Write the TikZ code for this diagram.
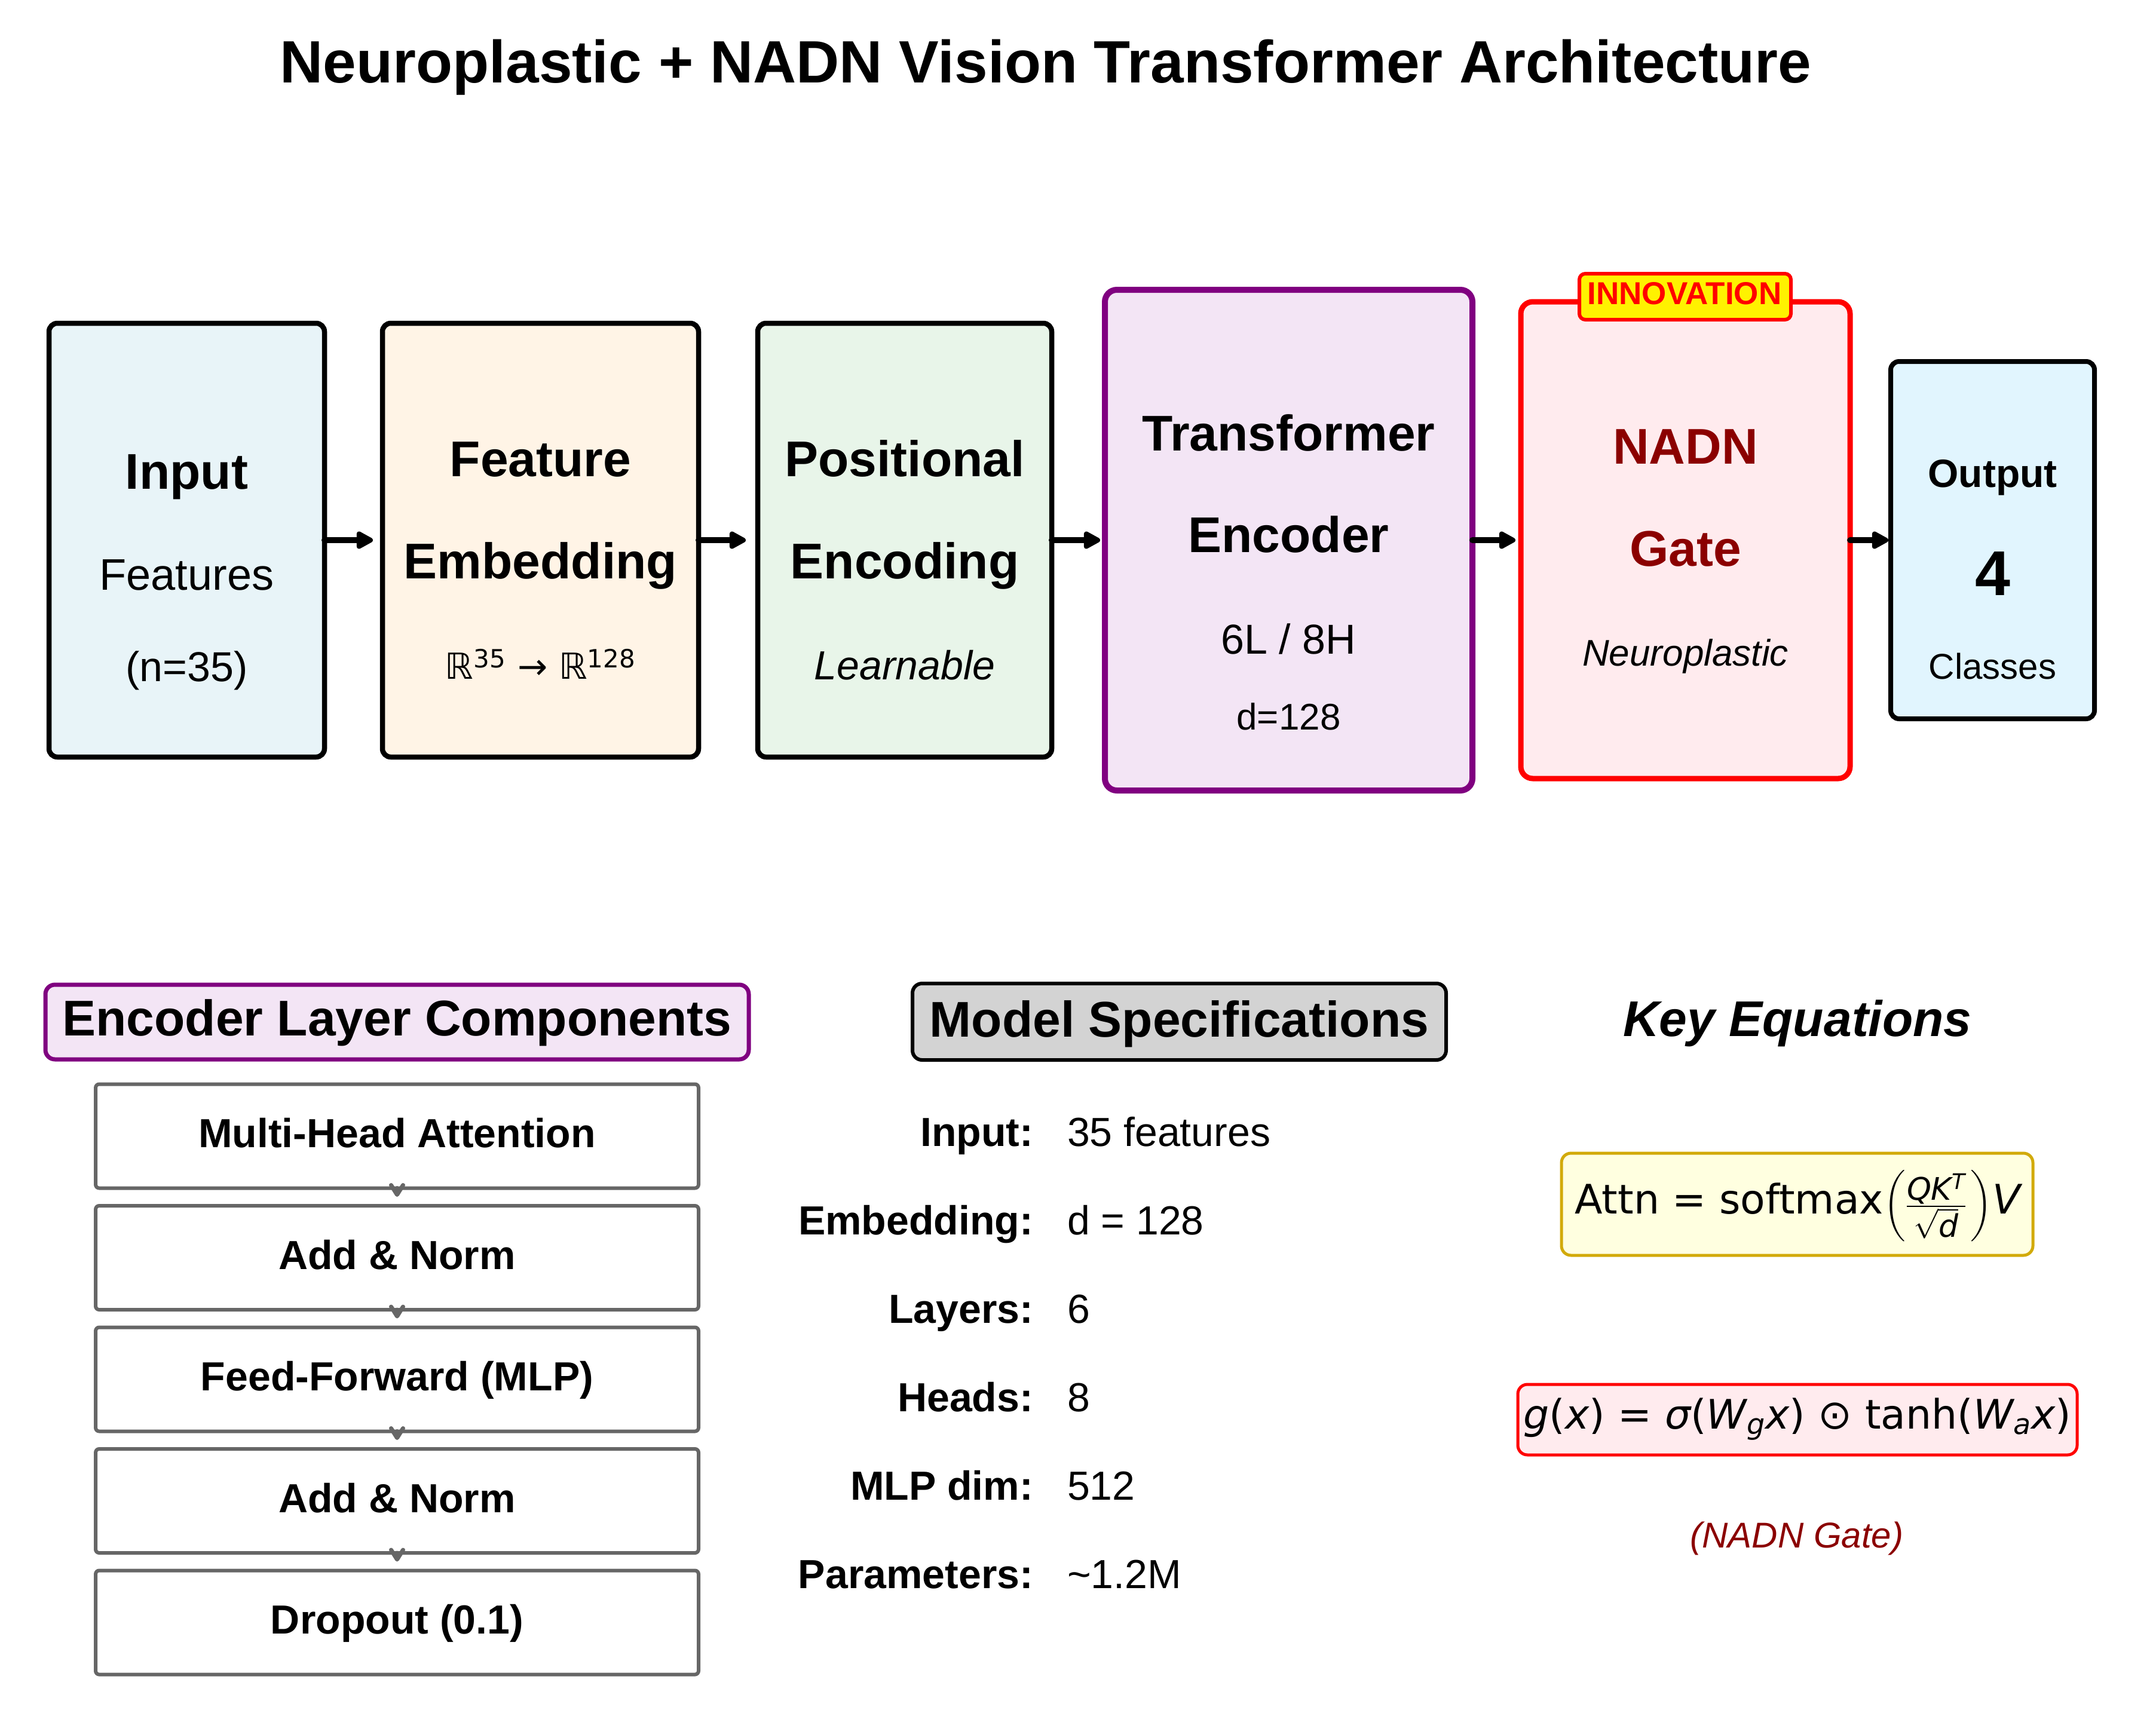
\documentclass[tikz,border=0pt]{standalone}
\usepackage{amsmath}
\usepackage{fontspec}
\setmainfont{Liberation Sans}
\newfontfamily\dejavu{DejaVu Sans}
\usetikzlibrary{arrows.meta}
\definecolor{inblue}{RGB}{232,244,248}
\definecolor{embfill}{RGB}{255,244,230}
\definecolor{posfill}{RGB}{232,245,233}
\definecolor{tffill}{RGB}{243,229,245}
\definecolor{purp}{RGB}{128,0,128}
\definecolor{nadnfill}{RGB}{255,235,238}
\definecolor{outfill}{RGB}{225,245,254}
\definecolor{dred}{RGB}{139,0,0}
\definecolor{goldline}{RGB}{210,170,10}
\definecolor{lyellow}{RGB}{255,255,224}
\definecolor{gsix}{RGB}{102,102,102}
\definecolor{specgray}{RGB}{211,211,211}
\newcommand{\fsz}[1]{\fontsize{#1}{#1}\selectfont}
\begin{document}
\begin{tikzpicture}[x=0.5pt,y=-0.5pt,
  every node/.style={inner sep=0pt,outer sep=0pt},
  mainbox/.style={draw=black,line width=4.25pt,rounded corners=7pt},
  lbl/.style={anchor=base},
  flow/.style={line width=5pt,line cap=round,-{Triangle[length=16pt,width=16pt,round]}},
  ebox/.style={draw=gsix,line width=3pt,rounded corners=3pt,fill=white,minimum width=504.5pt,minimum height=87pt},
  earrow/.style={draw=gsix,line width=3.5pt,line cap=round,-{Straight Barb[length=8pt,width=10pt,round]}},
  specl/.style={anchor=base east,font=\bfseries\fsz{34}},
  specv/.style={anchor=base west,font=\fsz{34}}
]
\useasboundingbox[fill=white] (0,0) rectangle (3608,2866);

% title
\node[lbl,font=\bfseries\fsz{50}] (title) at (1750,138) {Neuroplastic + NADN Vision Transformer Architecture};

% top boxes
\node[mainbox,fill=inblue,minimum width=230.5pt,minimum height=363pt] (inp) at (312.5,904) {};
\node[mainbox,fill=embfill,minimum width=264.5pt,minimum height=363pt] (emb) at (904.5,904) {};
\node[mainbox,fill=posfill,minimum width=246pt,minimum height=363pt] (pos) at (1514,904) {};
\node[draw=purp,line width=5pt,rounded corners=10pt,fill=tffill,minimum width=307.5pt,minimum height=419pt] (tf) at (2156.5,904) {};
\node[draw=red,line width=4.5pt,rounded corners=10pt,fill=nadnfill,minimum width=275.5pt,minimum height=399pt] (nadn) at (2820.5,904) {};
\node[mainbox,line width=4pt,fill=outfill,minimum width=170.5pt,minimum height=299pt] (out) at (3334.5,904) {};

% badge
\node[draw=red,line width=3pt,fill=yellow,rounded corners=5pt,minimum width=177pt,minimum height=38.5pt] (badge) at (2820,496.5) {};
\node[lbl,font=\bfseries\fsz{26.5},text=red] (badgeT) at (2819,509) {INNOVATION};

% flow arrows
\draw[flow,shorten >=8pt] (inp.east) -- (emb.west);
\draw[flow,shorten >=10pt] (emb.east) -- (pos.west);
\draw[flow,shorten >=4pt] (pos.east) -- (tf.west);
\draw[flow,shorten >=4.5pt] (tf.east) -- (nadn.west);
\draw[flow,shorten >=2pt] (nadn.east) -- (out.west);

% texts in top boxes
\node[lbl,font=\bfseries\fsz{42}] (inpA) at (312.5,818) {Input};
\node[lbl,font=\fsz{37}] (inpB) at (312.5,987) {Features};
\node[lbl,font=\fsz{35}] (inpC) at (312.5,1140) {(n=35)};

\node[lbl,font=\bfseries\fsz{42}] (embA) at (904.5,797) {Feature};
\node[lbl,font=\bfseries\fsz{42}] (embB) at (904.5,968) {Embedding};
\node[lbl,font=\dejavu\fsz{30}] (embC) at (904.5,1136) {ℝ$^{\text{35}}$ → ℝ$^{\text{128}}$};

\node[lbl,font=\bfseries\fsz{42}] (posA) at (1514,797) {Positional};
\node[lbl,font=\bfseries\fsz{42}] (posB) at (1514,968) {Encoding};
\node[lbl,font=\itshape\fsz{34}] (posC) at (1514,1137) {Learnable};

\node[lbl,font=\bfseries\fsz{42}] (tfA) at (2156.5,754) {Transformer};
\node[lbl,font=\bfseries\fsz{42}] (tfB) at (2156.5,924) {Encoder};
\node[lbl,font=\fsz{35}] (tfC) at (2156.5,1094) {6L / 8H};
\node[lbl,font=\fsz{31}] (tfD) at (2156.5,1221) {d=128};

\node[lbl,font=\bfseries\fsz{42},text=dred] (nadnA) at (2820.5,776) {NADN};
\node[lbl,font=\bfseries\fsz{42},text=dred] (nadnB) at (2820.5,947) {Gate};
\node[lbl,font=\itshape\fsz{31}] (nadnC) at (2820.5,1114) {Neuroplastic};

\node[lbl,font=\bfseries\fsz{33}] (outA) at (3334.5,815) {Output};
\node[lbl,font=\bfseries\fsz{53}] (outB) at (3334.5,996) {4};
\node[lbl,font=\fsz{30}] (outC) at (3334.5,1136) {Classes};

% encoder layer components
\node[draw=purp,line width=3.5pt,fill=tffill,rounded corners=8pt,minimum width=588.5pt,minimum height=62.5pt] (ehead) at (664.5,1710.5) {};
\node[lbl,font=\bfseries\fsz{42}] (eheadT) at (664.5,1733) {Encoder Layer Components};

\node[ebox] (e1) at (664.5,1901.5) {};
\node[ebox] (e2) at (664.5,2105) {};
\node[ebox] (e3) at (664.5,2308.5) {};
\node[ebox] (e4) at (664.5,2512) {};
\node[ebox] (e5) at (664.5,2715.5) {};
\node[lbl,font=\bfseries\fsz{34}] (e1T) at (664.5,1920.5) {Multi-Head Attention};
\node[lbl,font=\bfseries\fsz{34}] (e2T) at (664.5,2124) {Add \& Norm};
\node[lbl,font=\bfseries\fsz{34}] (e3T) at (664.5,2327.5) {Feed-Forward (MLP)};
\node[lbl,font=\bfseries\fsz{34}] (e4T) at (664.5,2531) {Add \& Norm};
\node[lbl,font=\bfseries\fsz{34}] (e5T) at (664.5,2734.5) {Dropout (0.1)};
\draw[earrow,shorten >=7.5pt] (e1.south) -- (e2.north);
\draw[earrow,shorten >=7.5pt] (e2.south) -- (e3.north);
\draw[earrow,shorten >=7.5pt] (e3.south) -- (e4.north);
\draw[earrow,shorten >=7.5pt] (e4.south) -- (e5.north);

% model specifications
\node[draw=black,line width=3pt,fill=specgray,rounded corners=8pt,minimum width=446.5pt,minimum height=64pt] (shead) at (1973.5,1710) {};
\node[lbl,font=\bfseries\fsz{42}] (sheadT) at (1973.5,1735) {Model Specifications};
\node[specl] (s1l) at (1729,1918) {Input:};
\node[specv] (s1v) at (1786,1918) {35 features};
\node[specl] (s2l) at (1729,2066) {Embedding:};
\node[specv] (s2v) at (1786,2066) {d = 128};
\node[specl] (s3l) at (1729,2214) {Layers:};
\node[specv] (s3v) at (1786,2214) {6};
\node[specl] (s4l) at (1729,2362) {Heads:};
\node[specv] (s4v) at (1786,2362) {8};
\node[specl] (s5l) at (1729,2510) {MLP dim:};
\node[specv] (s5v) at (1786,2510) {512};
\node[specl] (s6l) at (1729,2658) {Parameters:};
\node[specv] (s6v) at (1786,2658) {\char"007E 1.2M};

% key equations
\node[lbl,font=\bfseries\itshape\fsz{42}] (keq) at (3008,1734) {Key Equations};
\node[draw=goldline,line width=2.5pt,fill=lyellow,rounded corners=8pt,minimum width=394.5pt,minimum height=85.5pt] (attnbox) at (3007.5,2015.5) {};
\node[lbl,font=\dejavu\fsz{34}] (attnT) at (3008,2031) {Attn = softmax$\left(\frac{\text{\fsz{26}\itshape QK$^{\text{\fsz{18}\itshape T}}$}}{\sqrt{\text{\fsz{26}\itshape d}}}\kern3pt\right)${\itshape V}};
\node[draw=red,line width=2.5pt,fill=nadnfill,rounded corners=8pt,minimum width=468pt,minimum height=59pt] (gbox) at (3008,2376) {};
\node[lbl,font=\dejavu\fsz{34}] (gT) at (3008,2391) {{\itshape g}({\itshape x}) = {\itshape σ}({\itshape W}$_{\text{\itshape g}}${\itshape x}) ⊙ tanh({\itshape W}$_{\text{\itshape a}}${\itshape x})};
\node[lbl,font=\itshape\fsz{30},text=dred] (gnote) at (3007,2590) {(NADN Gate)};
\end{tikzpicture}
\end{document}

**Problem to solve:** Skip the pictures, please, and transcribe only the lines from the beginning of the material through the one that contains "width=170.5pt,minimum height=299pt] (out)".

**Result below:**
Write the TikZ code for this diagram.
\documentclass[tikz,border=0pt]{standalone}
\usepackage{amsmath}
\usepackage{fontspec}
\setmainfont{Liberation Sans}
\newfontfamily\dejavu{DejaVu Sans}
\usetikzlibrary{arrows.meta}
\definecolor{inblue}{RGB}{232,244,248}
\definecolor{embfill}{RGB}{255,244,230}
\definecolor{posfill}{RGB}{232,245,233}
\definecolor{tffill}{RGB}{243,229,245}
\definecolor{purp}{RGB}{128,0,128}
\definecolor{nadnfill}{RGB}{255,235,238}
\definecolor{outfill}{RGB}{225,245,254}
\definecolor{dred}{RGB}{139,0,0}
\definecolor{goldline}{RGB}{210,170,10}
\definecolor{lyellow}{RGB}{255,255,224}
\definecolor{gsix}{RGB}{102,102,102}
\definecolor{specgray}{RGB}{211,211,211}
\newcommand{\fsz}[1]{\fontsize{#1}{#1}\selectfont}
\begin{document}
\begin{tikzpicture}[x=0.5pt,y=-0.5pt,
  every node/.style={inner sep=0pt,outer sep=0pt},
  mainbox/.style={draw=black,line width=4.25pt,rounded corners=7pt},
  lbl/.style={anchor=base},
  flow/.style={line width=5pt,line cap=round,-{Triangle[length=16pt,width=16pt,round]}},
  ebox/.style={draw=gsix,line width=3pt,rounded corners=3pt,fill=white,minimum width=504.5pt,minimum height=87pt},
  earrow/.style={draw=gsix,line width=3.5pt,line cap=round,-{Straight Barb[length=8pt,width=10pt,round]}},
  specl/.style={anchor=base east,font=\bfseries\fsz{34}},
  specv/.style={anchor=base west,font=\fsz{34}}
]
\useasboundingbox[fill=white] (0,0) rectangle (3608,2866);

% title
\node[lbl,font=\bfseries\fsz{50}] (title) at (1750,138) {Neuroplastic + NADN Vision Transformer Architecture};

% top boxes
\node[mainbox,fill=inblue,minimum width=230.5pt,minimum height=363pt] (inp) at (312.5,904) {};
\node[mainbox,fill=embfill,minimum width=264.5pt,minimum height=363pt] (emb) at (904.5,904) {};
\node[mainbox,fill=posfill,minimum width=246pt,minimum height=363pt] (pos) at (1514,904) {};
\node[draw=purp,line width=5pt,rounded corners=10pt,fill=tffill,minimum width=307.5pt,minimum height=419pt] (tf) at (2156.5,904) {};
\node[draw=red,line width=4.5pt,rounded corners=10pt,fill=nadnfill,minimum width=275.5pt,minimum height=399pt] (nadn) at (2820.5,904) {};
\node[mainbox,line width=4pt,fill=outfill,minimum width=170.5pt,minimum height=299pt] (out) at (3334.5,904) {};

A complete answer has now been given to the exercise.